Some of the similarities to broadcast television should already be obvious. Like transit, for many years, decades even, broadcast TV was the norm – indeed the only form of television there was. Like buses, broadcast television has become increasingly neglected and dismissed as welfare for the poor as two different, more appealing visions, the multitude of channels made possible by cable and the freedom of scheduling made possible by the Internet, have become ascendant. Like buses, broadcast TV is doubly shunned both as a part of the larger category of mass transit/linear television and as a particular kind of linear television; like buses, broadcast TV is disdained even by the people who run it in favor of cable, despite being home to the most popular programming on television (even if cable as a whole is more popular), and like transit, linear television is subject to all sorts of dreamers like Reed Hastings or this guy who see it as wasteful and “inflexible” and think that technology can obviate the need for it and render it obsolete, ignoring its ability to serve large numbers of people in a minimum of space (in this case, spectrum or bandwidth). And like buses, broadcast linear television is ignored by the very people leading my generation’s societal movement against the dominant paradigm of the past, the “cord-cutting” movement against cable, who understate just how much of the unglamorous work of delivering video is done by linear television, and how much they are asking of the Internet. (Remind me to tell you about all the other times the Cordkillers podcast I linked to above has rooted for broadcast television to go away and have its spectrum reappropriated to deliver the Internet. And incidentally, the “back-to-the-city” movement stands to put a lot more people within range of TV stations.)

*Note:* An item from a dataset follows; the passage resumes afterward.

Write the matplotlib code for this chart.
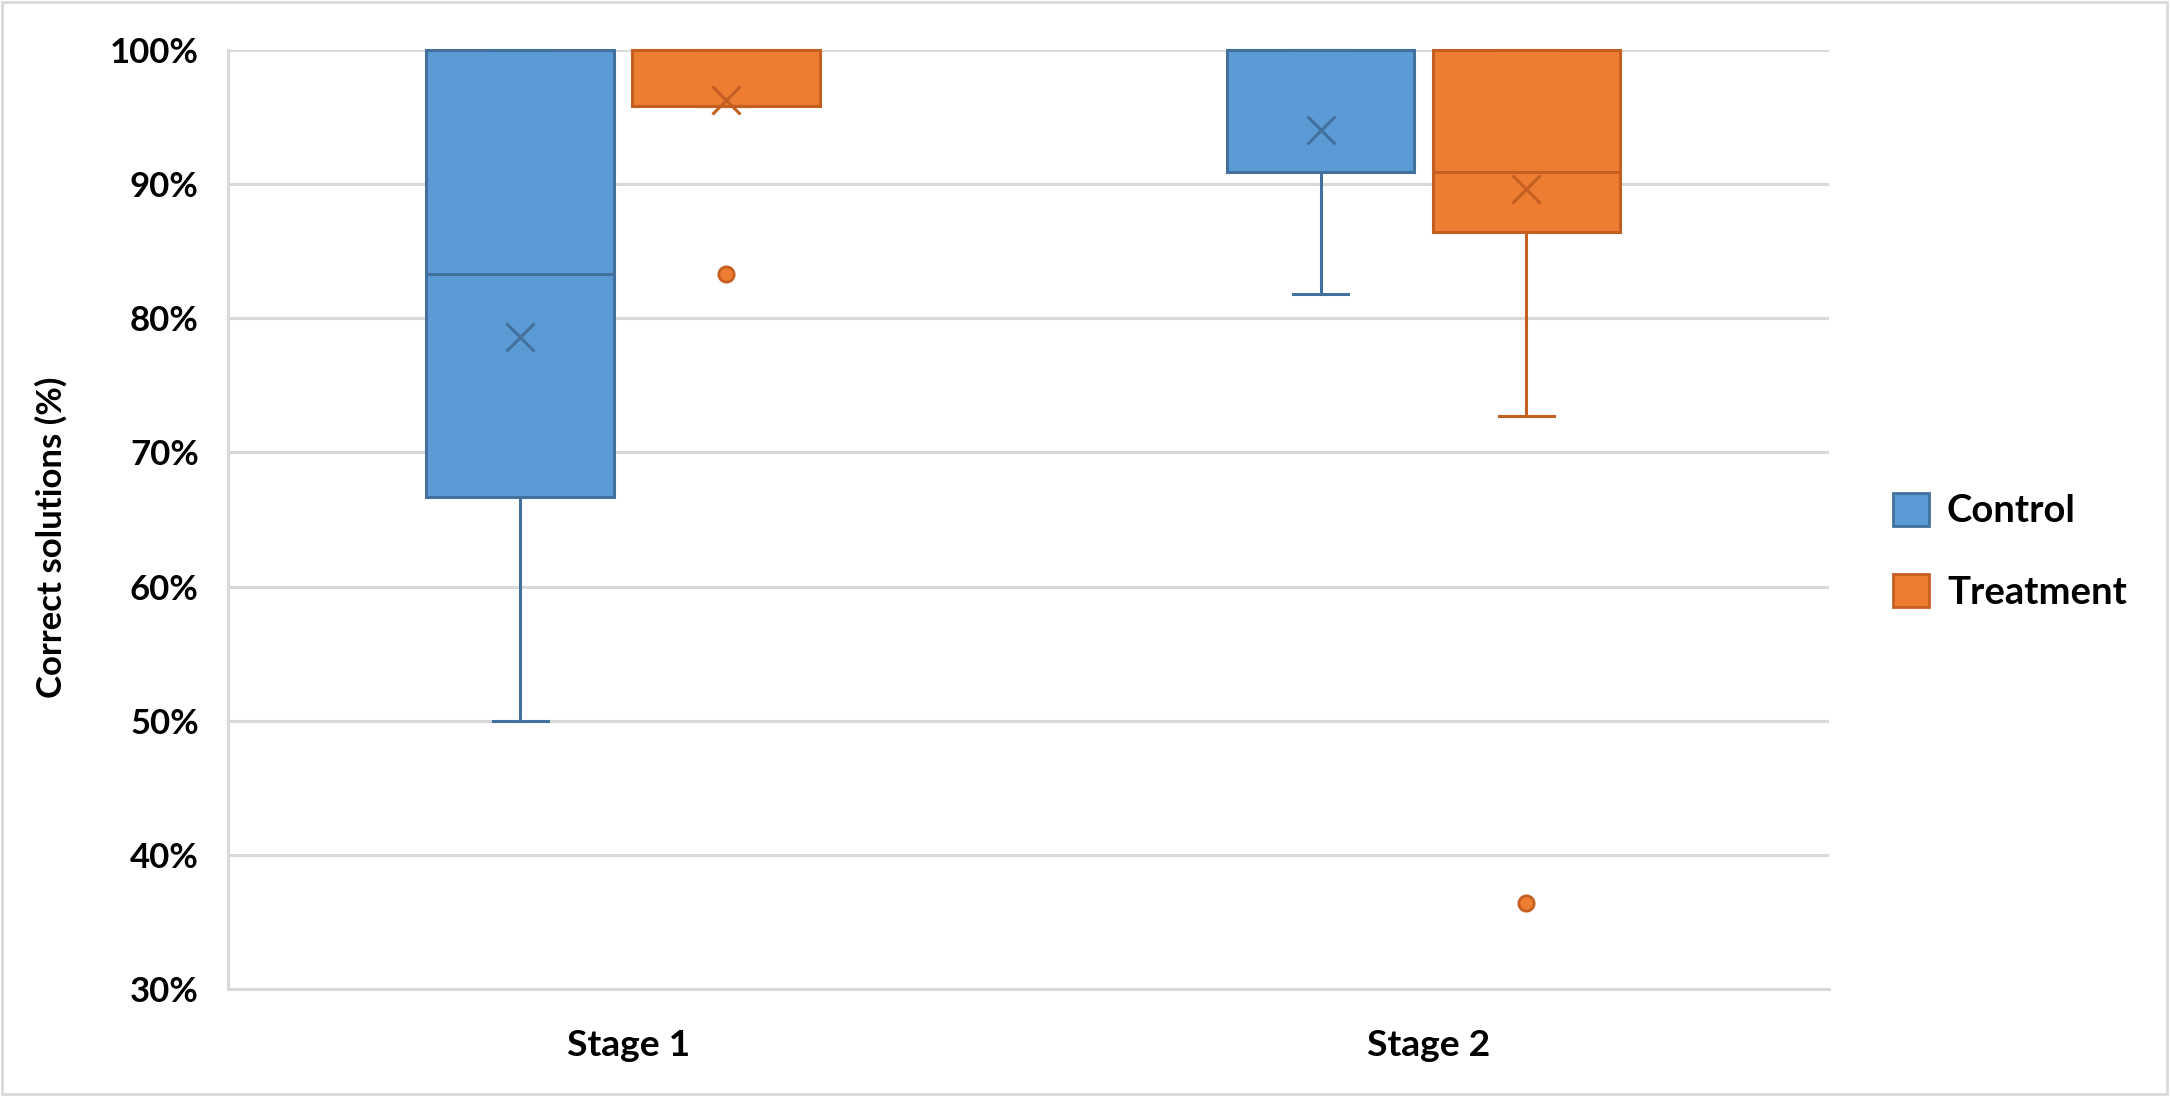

Broadcast television may be old technology, but mass transit is even older, and it’s still around because it does what it does better than anything else that has or possibly will come along. Linear television isn’t simply a technological stopgap until a better technology comes along; it has its own benefits, as AT&T and Verizon have recognized even as they drive existing broadcasters off the air, and one ignores those benefits, or what broadcasting will look like in the future, at their peril. Media companies may prefer a post-cable future where all video is consumed on the Internet for a variety of reasons, but Reed Hastings might want to be careful what he wishes for, or at least predicts, because if linear television completely goes away and all consumption of content moves to the Internet, the inevitable result will be that ISPs will have that much more incentive and ability to subject Netflix to interconnection blackmail and other violations of the spirit of net neutrality.